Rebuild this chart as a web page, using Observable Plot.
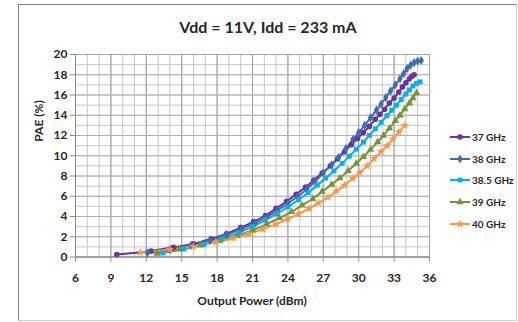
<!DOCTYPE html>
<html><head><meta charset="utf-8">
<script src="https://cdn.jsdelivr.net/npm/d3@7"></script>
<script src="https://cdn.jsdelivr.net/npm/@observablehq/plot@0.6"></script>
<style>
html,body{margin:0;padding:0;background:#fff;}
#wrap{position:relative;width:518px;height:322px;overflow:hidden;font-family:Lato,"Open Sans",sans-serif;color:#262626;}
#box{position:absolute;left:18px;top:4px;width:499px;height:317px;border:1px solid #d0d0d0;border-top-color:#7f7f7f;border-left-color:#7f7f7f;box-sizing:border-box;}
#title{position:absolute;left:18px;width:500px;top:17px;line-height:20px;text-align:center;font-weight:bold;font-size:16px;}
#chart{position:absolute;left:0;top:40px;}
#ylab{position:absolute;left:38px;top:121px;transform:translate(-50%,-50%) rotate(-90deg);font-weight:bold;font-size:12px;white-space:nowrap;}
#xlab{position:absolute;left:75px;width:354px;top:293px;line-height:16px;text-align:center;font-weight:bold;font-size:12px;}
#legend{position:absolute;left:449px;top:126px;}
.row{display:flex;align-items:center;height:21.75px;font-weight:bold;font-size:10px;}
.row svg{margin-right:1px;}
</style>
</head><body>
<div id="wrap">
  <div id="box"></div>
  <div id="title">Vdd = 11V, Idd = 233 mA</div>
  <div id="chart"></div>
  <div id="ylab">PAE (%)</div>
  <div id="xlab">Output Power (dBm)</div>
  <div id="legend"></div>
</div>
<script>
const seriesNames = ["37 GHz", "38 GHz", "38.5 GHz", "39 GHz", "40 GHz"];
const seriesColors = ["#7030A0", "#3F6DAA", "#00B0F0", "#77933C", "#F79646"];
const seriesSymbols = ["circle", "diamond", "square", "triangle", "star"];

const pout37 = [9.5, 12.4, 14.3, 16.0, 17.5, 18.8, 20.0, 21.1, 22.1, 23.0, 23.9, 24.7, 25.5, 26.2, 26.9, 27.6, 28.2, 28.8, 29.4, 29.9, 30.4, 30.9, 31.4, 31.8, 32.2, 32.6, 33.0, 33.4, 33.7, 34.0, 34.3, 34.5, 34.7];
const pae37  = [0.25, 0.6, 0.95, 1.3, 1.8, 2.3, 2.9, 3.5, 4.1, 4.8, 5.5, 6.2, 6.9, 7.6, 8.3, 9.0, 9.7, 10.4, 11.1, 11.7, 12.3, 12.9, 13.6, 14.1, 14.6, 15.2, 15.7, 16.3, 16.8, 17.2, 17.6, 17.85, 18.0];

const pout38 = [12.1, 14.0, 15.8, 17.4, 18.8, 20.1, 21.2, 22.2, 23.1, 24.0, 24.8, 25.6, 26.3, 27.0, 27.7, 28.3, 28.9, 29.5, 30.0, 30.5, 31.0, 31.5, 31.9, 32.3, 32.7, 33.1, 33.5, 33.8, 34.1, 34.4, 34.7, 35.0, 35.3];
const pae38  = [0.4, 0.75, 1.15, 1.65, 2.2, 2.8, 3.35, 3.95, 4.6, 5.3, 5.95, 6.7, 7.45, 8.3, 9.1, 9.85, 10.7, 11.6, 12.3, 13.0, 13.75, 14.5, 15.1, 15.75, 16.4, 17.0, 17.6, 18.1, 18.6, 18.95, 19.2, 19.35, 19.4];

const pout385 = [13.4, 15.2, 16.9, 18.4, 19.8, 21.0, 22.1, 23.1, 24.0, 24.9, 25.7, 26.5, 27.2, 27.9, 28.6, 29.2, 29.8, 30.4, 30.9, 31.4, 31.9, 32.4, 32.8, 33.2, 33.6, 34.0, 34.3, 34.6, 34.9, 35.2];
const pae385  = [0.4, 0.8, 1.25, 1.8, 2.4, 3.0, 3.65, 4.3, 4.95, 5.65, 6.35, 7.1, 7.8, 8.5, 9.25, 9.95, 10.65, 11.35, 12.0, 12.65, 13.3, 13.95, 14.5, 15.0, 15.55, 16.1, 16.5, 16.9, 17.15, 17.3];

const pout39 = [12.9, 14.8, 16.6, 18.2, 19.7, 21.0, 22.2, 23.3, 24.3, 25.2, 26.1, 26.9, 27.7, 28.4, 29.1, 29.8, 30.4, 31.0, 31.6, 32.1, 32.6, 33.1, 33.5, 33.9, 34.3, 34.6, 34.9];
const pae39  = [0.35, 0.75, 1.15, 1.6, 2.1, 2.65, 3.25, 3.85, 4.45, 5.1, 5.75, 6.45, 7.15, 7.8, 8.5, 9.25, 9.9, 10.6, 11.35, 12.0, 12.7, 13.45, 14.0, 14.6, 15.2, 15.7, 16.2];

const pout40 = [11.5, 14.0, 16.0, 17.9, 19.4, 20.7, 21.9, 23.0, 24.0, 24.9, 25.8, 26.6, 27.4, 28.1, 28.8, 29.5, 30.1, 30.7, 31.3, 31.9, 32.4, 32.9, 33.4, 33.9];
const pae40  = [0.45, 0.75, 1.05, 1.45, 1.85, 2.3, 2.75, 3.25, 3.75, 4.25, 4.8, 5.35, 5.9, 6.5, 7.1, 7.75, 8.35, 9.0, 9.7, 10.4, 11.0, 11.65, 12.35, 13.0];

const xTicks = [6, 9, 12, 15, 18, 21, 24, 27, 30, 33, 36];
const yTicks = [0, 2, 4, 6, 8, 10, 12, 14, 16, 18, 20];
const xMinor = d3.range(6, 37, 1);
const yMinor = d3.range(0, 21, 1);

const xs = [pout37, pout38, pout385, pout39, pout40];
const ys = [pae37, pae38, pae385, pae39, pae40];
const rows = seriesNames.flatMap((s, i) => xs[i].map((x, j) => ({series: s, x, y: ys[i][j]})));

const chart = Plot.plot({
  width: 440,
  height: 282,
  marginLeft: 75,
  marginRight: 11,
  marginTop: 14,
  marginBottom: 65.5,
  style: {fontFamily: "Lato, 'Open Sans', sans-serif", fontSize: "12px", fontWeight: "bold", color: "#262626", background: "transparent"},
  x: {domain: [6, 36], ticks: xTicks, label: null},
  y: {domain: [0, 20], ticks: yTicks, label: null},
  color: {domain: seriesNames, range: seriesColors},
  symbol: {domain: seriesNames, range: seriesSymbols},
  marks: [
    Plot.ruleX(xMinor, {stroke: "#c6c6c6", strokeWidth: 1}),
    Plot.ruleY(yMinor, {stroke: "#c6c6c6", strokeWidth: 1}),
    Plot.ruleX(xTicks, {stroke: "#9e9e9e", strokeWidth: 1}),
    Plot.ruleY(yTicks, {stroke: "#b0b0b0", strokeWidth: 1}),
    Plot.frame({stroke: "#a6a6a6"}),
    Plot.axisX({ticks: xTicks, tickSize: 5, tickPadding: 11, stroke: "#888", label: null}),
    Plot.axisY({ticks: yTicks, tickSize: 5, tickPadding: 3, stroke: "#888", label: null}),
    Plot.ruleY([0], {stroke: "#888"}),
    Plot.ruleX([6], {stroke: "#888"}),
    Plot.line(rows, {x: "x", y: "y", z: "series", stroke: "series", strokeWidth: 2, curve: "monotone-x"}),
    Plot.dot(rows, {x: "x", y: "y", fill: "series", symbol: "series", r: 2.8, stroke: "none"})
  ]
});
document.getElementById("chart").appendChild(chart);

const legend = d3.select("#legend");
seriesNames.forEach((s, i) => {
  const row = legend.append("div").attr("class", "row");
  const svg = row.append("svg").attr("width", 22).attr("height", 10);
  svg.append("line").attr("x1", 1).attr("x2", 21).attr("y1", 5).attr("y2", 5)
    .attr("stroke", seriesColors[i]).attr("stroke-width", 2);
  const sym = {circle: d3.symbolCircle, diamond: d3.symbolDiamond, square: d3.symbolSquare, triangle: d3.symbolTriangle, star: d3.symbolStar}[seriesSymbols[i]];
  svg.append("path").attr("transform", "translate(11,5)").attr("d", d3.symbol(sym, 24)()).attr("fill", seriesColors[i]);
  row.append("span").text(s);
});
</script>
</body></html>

☆ ☆ ☆ ☆ ☆

**Task directions:** Output exactly the span of lines from the top of the listing through the line holding "17.6, 17.85, 18.0];", and leave every picture out.

**The response:**
Rebuild this chart as a web page, using Observable Plot.
<!DOCTYPE html>
<html><head><meta charset="utf-8">
<script src="https://cdn.jsdelivr.net/npm/d3@7"></script>
<script src="https://cdn.jsdelivr.net/npm/@observablehq/plot@0.6"></script>
<style>
html,body{margin:0;padding:0;background:#fff;}
#wrap{position:relative;width:518px;height:322px;overflow:hidden;font-family:Lato,"Open Sans",sans-serif;color:#262626;}
#box{position:absolute;left:18px;top:4px;width:499px;height:317px;border:1px solid #d0d0d0;border-top-color:#7f7f7f;border-left-color:#7f7f7f;box-sizing:border-box;}
#title{position:absolute;left:18px;width:500px;top:17px;line-height:20px;text-align:center;font-weight:bold;font-size:16px;}
#chart{position:absolute;left:0;top:40px;}
#ylab{position:absolute;left:38px;top:121px;transform:translate(-50%,-50%) rotate(-90deg);font-weight:bold;font-size:12px;white-space:nowrap;}
#xlab{position:absolute;left:75px;width:354px;top:293px;line-height:16px;text-align:center;font-weight:bold;font-size:12px;}
#legend{position:absolute;left:449px;top:126px;}
.row{display:flex;align-items:center;height:21.75px;font-weight:bold;font-size:10px;}
.row svg{margin-right:1px;}
</style>
</head><body>
<div id="wrap">
  <div id="box"></div>
  <div id="title">Vdd = 11V, Idd = 233 mA</div>
  <div id="chart"></div>
  <div id="ylab">PAE (%)</div>
  <div id="xlab">Output Power (dBm)</div>
  <div id="legend"></div>
</div>
<script>
const seriesNames = ["37 GHz", "38 GHz", "38.5 GHz", "39 GHz", "40 GHz"];
const seriesColors = ["#7030A0", "#3F6DAA", "#00B0F0", "#77933C", "#F79646"];
const seriesSymbols = ["circle", "diamond", "square", "triangle", "star"];

const pout37 = [9.5, 12.4, 14.3, 16.0, 17.5, 18.8, 20.0, 21.1, 22.1, 23.0, 23.9, 24.7, 25.5, 26.2, 26.9, 27.6, 28.2, 28.8, 29.4, 29.9, 30.4, 30.9, 31.4, 31.8, 32.2, 32.6, 33.0, 33.4, 33.7, 34.0, 34.3, 34.5, 34.7];
const pae37  = [0.25, 0.6, 0.95, 1.3, 1.8, 2.3, 2.9, 3.5, 4.1, 4.8, 5.5, 6.2, 6.9, 7.6, 8.3, 9.0, 9.7, 10.4, 11.1, 11.7, 12.3, 12.9, 13.6, 14.1, 14.6, 15.2, 15.7, 16.3, 16.8, 17.2, 17.6, 17.85, 18.0];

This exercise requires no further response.